A 600cc motorcycle can be good for beginner riders, unless it has a high-performance engine. The displacement of an engine doesn’t determine its performance, but you can identify whether a motorcycle has a high-performance engine by the sound it produces.
In this article, we discuss which 600cc motorcycles are good for beginner riders and how to distinguish beginner-friendly bikes from non-beginner bikes. This will allow you to understand the basic principals for choosing your first motorcycle and the next one when you have gained more riding experience.
We’ll discuss the following:
- The performance suitable for beginner riders
- Other factors that contribute to beginner-friendly motorcycles
- How to hear the difference between beginner and non-beginner bikes
- The best beginner motorcycles
The performance suitable for beginner riders
Ideally, you want to start on a motorcycle that has around 40 horsepower, but you could go up to 50 horsepower. This would include motorcycles from the Yamaha MT 03 up to the Honda CBR500R which are all mostly single or twin-cylinder engines.

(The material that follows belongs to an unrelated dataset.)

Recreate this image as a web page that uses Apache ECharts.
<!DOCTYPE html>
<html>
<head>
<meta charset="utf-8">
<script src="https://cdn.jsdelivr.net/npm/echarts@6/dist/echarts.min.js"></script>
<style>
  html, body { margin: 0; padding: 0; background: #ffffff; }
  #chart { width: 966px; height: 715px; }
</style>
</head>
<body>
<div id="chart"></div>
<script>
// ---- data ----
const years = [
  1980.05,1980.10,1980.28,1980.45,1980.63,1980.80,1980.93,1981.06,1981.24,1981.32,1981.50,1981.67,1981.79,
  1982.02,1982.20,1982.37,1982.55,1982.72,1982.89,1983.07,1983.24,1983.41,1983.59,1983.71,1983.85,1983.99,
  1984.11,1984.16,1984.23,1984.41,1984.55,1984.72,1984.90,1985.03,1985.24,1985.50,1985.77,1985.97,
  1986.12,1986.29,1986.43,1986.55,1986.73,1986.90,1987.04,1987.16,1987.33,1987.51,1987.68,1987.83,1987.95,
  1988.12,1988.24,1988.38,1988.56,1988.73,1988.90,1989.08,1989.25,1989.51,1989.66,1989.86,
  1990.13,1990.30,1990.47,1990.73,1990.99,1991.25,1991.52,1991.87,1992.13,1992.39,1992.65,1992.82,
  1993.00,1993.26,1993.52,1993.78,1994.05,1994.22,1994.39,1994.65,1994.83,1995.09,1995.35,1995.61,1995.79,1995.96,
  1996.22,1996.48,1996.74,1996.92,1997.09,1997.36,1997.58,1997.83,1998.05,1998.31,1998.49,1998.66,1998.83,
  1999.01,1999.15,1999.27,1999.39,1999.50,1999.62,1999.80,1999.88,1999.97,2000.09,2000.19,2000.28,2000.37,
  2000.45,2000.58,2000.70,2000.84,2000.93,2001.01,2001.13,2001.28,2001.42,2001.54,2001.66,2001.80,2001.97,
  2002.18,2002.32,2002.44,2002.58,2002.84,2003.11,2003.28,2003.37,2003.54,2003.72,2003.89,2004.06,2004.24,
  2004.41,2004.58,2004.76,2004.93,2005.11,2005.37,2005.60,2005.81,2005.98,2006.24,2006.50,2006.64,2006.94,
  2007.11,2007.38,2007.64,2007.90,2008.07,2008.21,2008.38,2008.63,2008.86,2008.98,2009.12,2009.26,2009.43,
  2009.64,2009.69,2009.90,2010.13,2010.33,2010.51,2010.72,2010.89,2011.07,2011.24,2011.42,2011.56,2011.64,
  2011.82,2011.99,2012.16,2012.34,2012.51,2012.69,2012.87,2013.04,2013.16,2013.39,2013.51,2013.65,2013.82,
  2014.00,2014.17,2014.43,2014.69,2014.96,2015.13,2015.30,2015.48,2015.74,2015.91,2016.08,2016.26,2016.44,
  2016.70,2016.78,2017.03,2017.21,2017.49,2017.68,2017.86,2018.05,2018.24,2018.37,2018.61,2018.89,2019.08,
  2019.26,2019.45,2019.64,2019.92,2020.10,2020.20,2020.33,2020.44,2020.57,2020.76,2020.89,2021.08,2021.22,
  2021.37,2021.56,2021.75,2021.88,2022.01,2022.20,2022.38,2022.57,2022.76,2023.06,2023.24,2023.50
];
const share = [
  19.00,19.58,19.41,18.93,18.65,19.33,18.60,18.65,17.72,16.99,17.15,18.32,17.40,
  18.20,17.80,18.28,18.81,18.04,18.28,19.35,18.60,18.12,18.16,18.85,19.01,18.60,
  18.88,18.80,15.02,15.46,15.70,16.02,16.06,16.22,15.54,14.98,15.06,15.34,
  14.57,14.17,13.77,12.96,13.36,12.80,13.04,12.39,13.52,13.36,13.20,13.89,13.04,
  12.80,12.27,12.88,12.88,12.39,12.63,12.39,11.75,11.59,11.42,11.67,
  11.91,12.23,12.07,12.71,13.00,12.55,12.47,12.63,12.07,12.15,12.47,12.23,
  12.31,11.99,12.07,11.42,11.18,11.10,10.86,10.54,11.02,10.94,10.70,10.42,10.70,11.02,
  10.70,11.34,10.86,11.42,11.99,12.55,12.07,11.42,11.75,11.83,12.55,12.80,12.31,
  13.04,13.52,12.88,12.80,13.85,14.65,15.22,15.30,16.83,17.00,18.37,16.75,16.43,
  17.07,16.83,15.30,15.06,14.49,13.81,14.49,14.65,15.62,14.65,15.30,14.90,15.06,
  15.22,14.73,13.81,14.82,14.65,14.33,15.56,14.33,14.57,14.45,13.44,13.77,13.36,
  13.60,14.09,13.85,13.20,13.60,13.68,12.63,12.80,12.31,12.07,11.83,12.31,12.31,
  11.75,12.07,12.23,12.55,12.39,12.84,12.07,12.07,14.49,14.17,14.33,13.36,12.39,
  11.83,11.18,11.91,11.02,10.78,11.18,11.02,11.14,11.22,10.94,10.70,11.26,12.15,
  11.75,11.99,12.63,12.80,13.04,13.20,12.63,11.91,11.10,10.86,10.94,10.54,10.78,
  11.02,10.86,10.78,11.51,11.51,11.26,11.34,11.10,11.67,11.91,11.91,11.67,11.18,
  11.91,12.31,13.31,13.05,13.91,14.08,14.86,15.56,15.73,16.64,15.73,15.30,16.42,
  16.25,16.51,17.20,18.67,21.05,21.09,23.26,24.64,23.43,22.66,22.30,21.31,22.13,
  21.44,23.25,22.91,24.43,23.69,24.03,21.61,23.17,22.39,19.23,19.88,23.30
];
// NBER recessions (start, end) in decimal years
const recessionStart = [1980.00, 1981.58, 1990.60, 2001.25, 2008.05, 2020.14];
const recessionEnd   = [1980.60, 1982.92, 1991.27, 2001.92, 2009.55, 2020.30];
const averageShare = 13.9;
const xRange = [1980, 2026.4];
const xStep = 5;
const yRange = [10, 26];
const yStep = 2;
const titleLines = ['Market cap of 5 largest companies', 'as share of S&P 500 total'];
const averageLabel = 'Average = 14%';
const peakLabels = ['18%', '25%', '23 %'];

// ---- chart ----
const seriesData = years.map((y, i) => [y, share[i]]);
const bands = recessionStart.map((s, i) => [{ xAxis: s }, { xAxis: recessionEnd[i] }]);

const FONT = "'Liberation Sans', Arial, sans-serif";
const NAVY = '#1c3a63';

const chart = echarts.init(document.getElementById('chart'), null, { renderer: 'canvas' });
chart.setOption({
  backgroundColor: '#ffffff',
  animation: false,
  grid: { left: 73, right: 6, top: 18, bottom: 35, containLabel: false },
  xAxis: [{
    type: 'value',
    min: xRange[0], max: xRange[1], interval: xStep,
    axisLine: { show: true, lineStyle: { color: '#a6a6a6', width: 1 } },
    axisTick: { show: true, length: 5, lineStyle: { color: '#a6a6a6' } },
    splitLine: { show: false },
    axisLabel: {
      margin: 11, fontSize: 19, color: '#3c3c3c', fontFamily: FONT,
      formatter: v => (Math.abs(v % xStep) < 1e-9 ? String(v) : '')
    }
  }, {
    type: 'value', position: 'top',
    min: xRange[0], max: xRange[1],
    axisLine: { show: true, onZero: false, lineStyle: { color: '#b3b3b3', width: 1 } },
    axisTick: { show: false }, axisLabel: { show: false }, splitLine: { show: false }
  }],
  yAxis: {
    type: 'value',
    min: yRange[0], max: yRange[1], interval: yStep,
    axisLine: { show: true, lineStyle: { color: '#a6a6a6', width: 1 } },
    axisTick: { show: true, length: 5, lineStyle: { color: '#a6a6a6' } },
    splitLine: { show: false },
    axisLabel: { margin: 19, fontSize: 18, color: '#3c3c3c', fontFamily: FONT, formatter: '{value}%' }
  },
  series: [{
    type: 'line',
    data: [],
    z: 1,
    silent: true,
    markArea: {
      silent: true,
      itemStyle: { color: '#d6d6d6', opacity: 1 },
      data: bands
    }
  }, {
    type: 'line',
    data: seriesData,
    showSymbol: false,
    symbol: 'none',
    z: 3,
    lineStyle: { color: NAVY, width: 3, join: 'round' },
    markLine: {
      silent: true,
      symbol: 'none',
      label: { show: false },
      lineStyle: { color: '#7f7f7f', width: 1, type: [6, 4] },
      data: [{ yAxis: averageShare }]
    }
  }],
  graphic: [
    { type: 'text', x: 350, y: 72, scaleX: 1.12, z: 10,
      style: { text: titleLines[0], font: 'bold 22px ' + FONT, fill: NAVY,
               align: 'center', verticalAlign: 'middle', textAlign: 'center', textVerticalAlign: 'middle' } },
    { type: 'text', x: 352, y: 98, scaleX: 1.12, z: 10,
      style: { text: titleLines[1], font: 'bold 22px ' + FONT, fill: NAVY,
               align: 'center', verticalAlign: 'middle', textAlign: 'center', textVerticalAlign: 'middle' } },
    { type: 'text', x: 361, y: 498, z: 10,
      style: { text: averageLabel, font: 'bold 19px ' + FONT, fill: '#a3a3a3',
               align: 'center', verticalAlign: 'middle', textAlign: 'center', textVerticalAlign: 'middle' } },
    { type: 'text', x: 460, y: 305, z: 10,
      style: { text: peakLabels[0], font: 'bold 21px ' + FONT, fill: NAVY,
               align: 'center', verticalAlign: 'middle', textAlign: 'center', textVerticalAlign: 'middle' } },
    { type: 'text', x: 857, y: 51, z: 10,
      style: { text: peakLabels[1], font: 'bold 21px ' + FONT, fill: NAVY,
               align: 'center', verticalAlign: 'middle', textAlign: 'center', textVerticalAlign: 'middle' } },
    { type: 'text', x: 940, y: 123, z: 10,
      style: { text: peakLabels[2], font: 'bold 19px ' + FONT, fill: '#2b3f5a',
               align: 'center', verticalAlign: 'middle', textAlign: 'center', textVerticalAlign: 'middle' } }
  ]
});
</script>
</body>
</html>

But the displacement doesn’t tell you all that much about how much performance the engine has since you get small engines that produce a lot of power and big engines that produce very little power.
A good example of how a standard-performance engine compares to a high-performance engine is by comparing the Honda CBR600RR and the CBR500R:
As you can see here, the CBR600RR has more than twice the horsepower of the CBR500R even though it only has around 100cc more displacement (128cc to be exact). This is because the CBR500R has a “standard-performance” engine. Obviously, the displacement doesn’t tell us how powerful the engine is.
In another example, you might compare the CBR600RR with the bigger displacement CBR650R:
Again, this comparison is evidence that displacement doesn’t determine engine power output. This means that the CBR650R is a better option for a beginner instead of the CBR600RR, but it still has way more than 50 HP, so it’s not an ideal beginner bike. You could consider the CBR650R as an intermediate bike.
But I would also like to add that while displacement doesn’t determine the overall performance of an engine, it can be a way to determine performance at idle speeds. By this, I mean that a 500cc engine should be less likely to stall than a 300cc engine when pulling away.
On motorcycles, like the Honda Rebel 500 and Rebel 300, where they are almost identical except for the engine, you should find it easier to pull away on the bigger Rebel 500 just because it’s less likely to stall.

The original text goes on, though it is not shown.